• **Dataset items**
-=-=-=-=-
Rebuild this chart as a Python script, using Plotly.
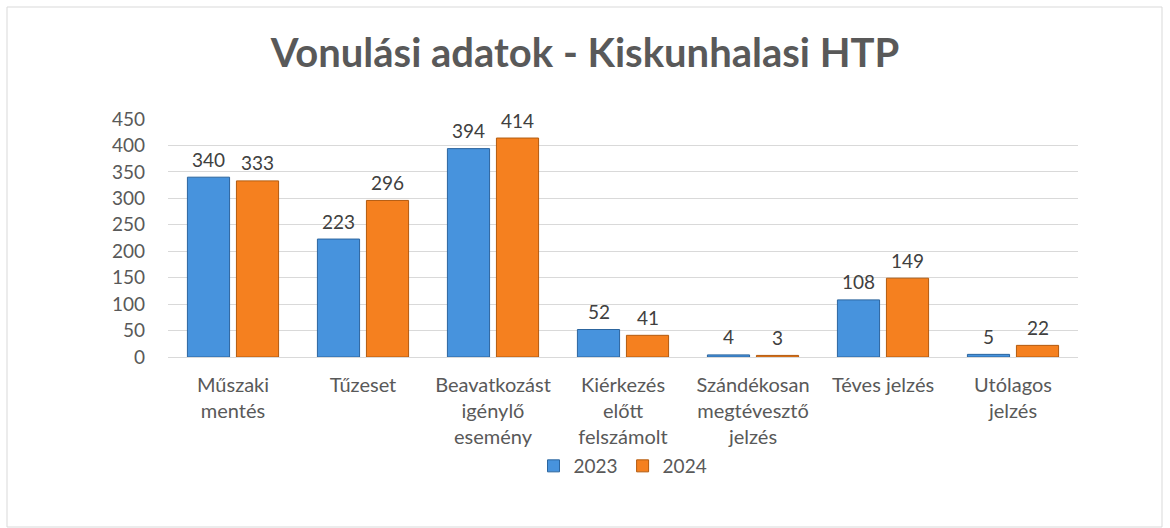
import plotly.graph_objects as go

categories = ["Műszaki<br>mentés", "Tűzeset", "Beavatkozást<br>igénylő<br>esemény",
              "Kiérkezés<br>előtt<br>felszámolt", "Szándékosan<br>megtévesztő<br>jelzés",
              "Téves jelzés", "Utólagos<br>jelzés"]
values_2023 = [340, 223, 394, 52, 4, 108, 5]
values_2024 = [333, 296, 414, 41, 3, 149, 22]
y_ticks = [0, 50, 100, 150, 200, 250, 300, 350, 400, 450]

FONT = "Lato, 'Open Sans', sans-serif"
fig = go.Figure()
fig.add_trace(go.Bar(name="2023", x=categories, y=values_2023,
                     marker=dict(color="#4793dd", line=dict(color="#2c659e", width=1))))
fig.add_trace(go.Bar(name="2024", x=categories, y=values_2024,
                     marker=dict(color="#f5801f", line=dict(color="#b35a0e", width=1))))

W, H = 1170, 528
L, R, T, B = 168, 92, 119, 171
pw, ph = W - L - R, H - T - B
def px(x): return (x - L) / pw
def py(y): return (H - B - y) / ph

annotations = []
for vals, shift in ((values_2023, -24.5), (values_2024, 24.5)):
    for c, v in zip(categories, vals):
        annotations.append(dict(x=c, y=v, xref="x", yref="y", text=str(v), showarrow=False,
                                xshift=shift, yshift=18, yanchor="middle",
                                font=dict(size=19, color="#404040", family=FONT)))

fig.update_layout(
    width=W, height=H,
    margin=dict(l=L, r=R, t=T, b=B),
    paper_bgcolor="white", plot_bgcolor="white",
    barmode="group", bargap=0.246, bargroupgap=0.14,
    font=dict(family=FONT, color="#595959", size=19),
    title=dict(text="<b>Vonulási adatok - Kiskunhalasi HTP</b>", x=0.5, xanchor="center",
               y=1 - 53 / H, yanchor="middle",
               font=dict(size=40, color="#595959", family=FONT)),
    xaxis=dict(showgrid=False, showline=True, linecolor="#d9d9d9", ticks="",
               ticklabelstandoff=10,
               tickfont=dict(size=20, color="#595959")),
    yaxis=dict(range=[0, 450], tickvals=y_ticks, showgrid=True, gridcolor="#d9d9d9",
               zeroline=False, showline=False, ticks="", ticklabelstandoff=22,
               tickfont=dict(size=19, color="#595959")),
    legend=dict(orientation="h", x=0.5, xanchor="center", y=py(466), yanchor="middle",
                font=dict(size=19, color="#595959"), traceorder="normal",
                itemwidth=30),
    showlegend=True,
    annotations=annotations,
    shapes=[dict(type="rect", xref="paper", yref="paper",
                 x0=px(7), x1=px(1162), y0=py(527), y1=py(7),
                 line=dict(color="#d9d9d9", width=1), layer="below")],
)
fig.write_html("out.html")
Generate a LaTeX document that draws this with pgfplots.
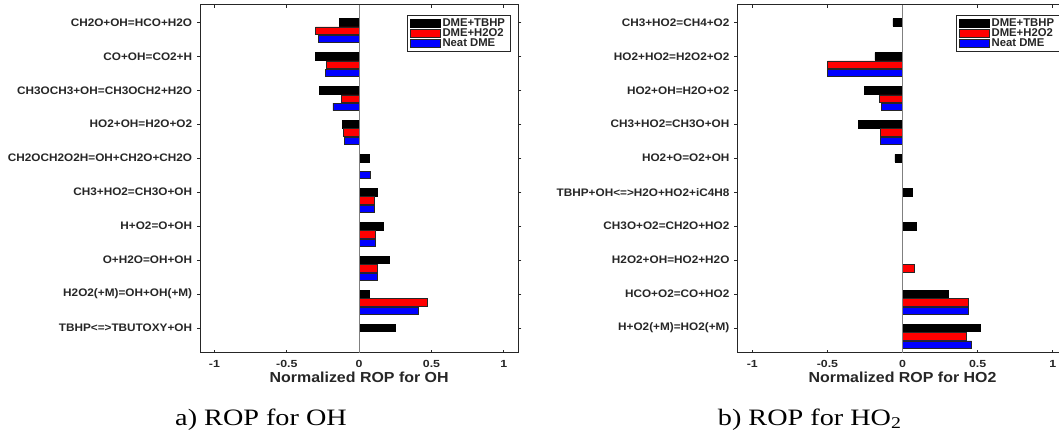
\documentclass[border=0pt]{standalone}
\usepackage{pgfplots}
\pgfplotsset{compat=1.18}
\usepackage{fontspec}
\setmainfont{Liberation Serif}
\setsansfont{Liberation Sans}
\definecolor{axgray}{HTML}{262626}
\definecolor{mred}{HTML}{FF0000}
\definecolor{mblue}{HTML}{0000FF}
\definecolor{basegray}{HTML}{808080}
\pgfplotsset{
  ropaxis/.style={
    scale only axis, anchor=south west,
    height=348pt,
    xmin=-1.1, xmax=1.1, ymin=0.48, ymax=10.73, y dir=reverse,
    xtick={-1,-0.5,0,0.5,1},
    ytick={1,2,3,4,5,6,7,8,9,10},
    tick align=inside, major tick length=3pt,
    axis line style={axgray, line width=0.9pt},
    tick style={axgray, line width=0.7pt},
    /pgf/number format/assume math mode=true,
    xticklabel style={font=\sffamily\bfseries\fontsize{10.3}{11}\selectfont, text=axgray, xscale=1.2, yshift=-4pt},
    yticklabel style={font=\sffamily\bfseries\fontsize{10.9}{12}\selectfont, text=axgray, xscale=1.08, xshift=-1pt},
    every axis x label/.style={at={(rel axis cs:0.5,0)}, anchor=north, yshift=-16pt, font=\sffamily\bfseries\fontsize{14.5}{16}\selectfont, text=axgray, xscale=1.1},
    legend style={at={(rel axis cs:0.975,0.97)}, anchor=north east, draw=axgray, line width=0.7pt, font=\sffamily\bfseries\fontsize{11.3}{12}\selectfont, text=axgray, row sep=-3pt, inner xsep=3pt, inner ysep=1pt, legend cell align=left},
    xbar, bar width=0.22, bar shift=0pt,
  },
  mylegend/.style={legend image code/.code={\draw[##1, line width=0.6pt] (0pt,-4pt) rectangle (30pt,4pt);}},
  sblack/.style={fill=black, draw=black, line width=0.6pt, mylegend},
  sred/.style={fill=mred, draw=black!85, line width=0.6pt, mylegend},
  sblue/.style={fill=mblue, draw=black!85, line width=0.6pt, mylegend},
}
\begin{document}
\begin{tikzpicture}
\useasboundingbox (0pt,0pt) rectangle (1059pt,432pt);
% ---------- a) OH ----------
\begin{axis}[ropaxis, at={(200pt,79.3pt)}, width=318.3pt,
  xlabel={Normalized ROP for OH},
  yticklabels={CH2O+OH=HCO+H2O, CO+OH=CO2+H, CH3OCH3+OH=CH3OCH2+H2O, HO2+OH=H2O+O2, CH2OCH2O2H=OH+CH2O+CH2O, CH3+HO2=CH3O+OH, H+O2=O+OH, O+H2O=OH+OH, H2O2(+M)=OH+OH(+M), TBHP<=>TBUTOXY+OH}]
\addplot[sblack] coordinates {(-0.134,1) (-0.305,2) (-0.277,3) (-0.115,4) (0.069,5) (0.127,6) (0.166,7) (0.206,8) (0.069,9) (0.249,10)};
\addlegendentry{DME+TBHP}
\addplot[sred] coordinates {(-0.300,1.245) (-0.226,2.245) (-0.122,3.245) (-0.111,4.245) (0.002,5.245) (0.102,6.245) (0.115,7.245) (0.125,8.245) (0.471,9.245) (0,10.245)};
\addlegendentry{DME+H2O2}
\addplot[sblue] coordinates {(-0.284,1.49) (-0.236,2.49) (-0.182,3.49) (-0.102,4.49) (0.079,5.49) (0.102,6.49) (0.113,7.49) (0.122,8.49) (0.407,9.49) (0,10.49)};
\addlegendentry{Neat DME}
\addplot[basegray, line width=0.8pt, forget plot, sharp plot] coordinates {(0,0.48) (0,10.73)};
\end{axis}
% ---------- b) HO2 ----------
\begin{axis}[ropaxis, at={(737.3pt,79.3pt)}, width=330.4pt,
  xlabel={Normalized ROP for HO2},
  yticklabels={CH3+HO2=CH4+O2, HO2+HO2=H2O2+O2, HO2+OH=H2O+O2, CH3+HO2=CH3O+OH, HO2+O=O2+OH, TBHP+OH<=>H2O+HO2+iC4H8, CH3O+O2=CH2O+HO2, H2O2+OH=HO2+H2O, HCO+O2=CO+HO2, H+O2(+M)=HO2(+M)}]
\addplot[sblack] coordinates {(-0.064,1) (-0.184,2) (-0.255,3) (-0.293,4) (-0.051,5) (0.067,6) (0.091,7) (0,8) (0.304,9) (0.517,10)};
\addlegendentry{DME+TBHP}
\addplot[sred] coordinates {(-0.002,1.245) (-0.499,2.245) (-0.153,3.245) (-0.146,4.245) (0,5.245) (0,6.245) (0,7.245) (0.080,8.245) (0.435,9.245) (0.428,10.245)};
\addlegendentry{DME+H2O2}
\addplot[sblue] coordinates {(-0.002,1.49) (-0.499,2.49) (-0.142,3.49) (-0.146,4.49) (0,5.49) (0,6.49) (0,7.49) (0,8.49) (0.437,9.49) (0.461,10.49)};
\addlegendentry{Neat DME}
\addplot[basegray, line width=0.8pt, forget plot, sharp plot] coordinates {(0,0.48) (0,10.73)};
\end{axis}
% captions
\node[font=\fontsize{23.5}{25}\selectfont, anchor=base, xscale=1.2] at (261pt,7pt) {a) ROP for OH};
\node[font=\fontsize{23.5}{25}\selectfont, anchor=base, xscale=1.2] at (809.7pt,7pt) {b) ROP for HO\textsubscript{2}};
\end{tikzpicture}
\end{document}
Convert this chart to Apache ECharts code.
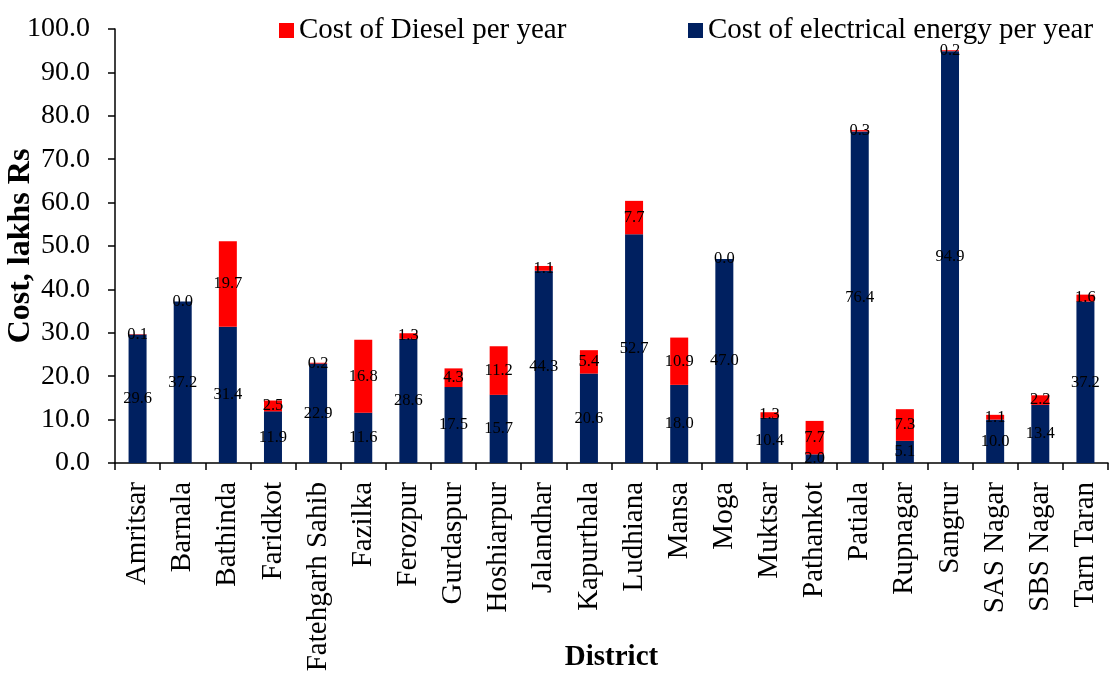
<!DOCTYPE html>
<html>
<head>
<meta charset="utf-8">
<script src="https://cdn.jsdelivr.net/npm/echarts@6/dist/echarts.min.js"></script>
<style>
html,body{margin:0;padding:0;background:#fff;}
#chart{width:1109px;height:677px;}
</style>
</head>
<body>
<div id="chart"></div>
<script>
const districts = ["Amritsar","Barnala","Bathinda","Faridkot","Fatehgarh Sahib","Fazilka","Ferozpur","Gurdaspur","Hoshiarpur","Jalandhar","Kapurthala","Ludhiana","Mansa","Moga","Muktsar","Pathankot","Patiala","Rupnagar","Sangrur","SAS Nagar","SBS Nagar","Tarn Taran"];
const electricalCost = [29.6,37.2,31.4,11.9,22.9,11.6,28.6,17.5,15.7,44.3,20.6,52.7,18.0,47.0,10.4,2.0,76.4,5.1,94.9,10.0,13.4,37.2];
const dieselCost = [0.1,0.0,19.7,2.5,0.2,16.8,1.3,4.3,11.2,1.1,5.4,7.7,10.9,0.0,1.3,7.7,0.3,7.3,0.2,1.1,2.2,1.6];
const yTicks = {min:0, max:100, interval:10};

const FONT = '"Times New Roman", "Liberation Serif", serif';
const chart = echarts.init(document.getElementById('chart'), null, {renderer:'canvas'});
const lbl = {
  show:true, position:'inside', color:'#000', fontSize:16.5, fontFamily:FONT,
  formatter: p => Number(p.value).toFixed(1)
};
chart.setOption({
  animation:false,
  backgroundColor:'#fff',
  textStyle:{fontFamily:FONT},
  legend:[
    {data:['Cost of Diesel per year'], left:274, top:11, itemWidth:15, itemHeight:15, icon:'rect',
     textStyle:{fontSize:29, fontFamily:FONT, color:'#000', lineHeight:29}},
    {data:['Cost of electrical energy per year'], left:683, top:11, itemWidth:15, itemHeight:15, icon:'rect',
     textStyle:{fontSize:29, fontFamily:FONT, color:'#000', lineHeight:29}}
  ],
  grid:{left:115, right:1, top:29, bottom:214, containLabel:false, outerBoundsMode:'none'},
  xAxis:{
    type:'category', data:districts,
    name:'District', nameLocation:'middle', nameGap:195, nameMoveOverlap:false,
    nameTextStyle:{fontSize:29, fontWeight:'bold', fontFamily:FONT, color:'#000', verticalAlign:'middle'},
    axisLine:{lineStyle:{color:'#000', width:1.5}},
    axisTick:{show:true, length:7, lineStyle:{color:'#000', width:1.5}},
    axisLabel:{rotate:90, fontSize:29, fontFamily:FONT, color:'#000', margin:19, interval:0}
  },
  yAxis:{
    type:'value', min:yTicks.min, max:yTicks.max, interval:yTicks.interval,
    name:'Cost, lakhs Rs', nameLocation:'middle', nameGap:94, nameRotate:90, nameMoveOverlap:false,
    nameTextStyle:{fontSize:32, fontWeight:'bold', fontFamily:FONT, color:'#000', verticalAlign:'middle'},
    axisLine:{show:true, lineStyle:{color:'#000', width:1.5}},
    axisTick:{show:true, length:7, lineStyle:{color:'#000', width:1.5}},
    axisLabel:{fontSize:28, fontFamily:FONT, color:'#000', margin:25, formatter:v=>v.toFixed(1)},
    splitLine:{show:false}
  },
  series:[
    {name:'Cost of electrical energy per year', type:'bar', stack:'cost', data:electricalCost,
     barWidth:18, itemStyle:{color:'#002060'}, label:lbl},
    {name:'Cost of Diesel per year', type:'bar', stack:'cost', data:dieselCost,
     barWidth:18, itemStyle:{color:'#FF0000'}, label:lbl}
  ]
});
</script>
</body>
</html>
-=-=-=-=-
• **Problem details**
Repeat, with no pictures, each line from the beginning of the data through the line containing "import plotly.graph_objects as go", inclusive.

• **Exercise output**
Rebuild this chart as a Python script, using Plotly.
import plotly.graph_objects as go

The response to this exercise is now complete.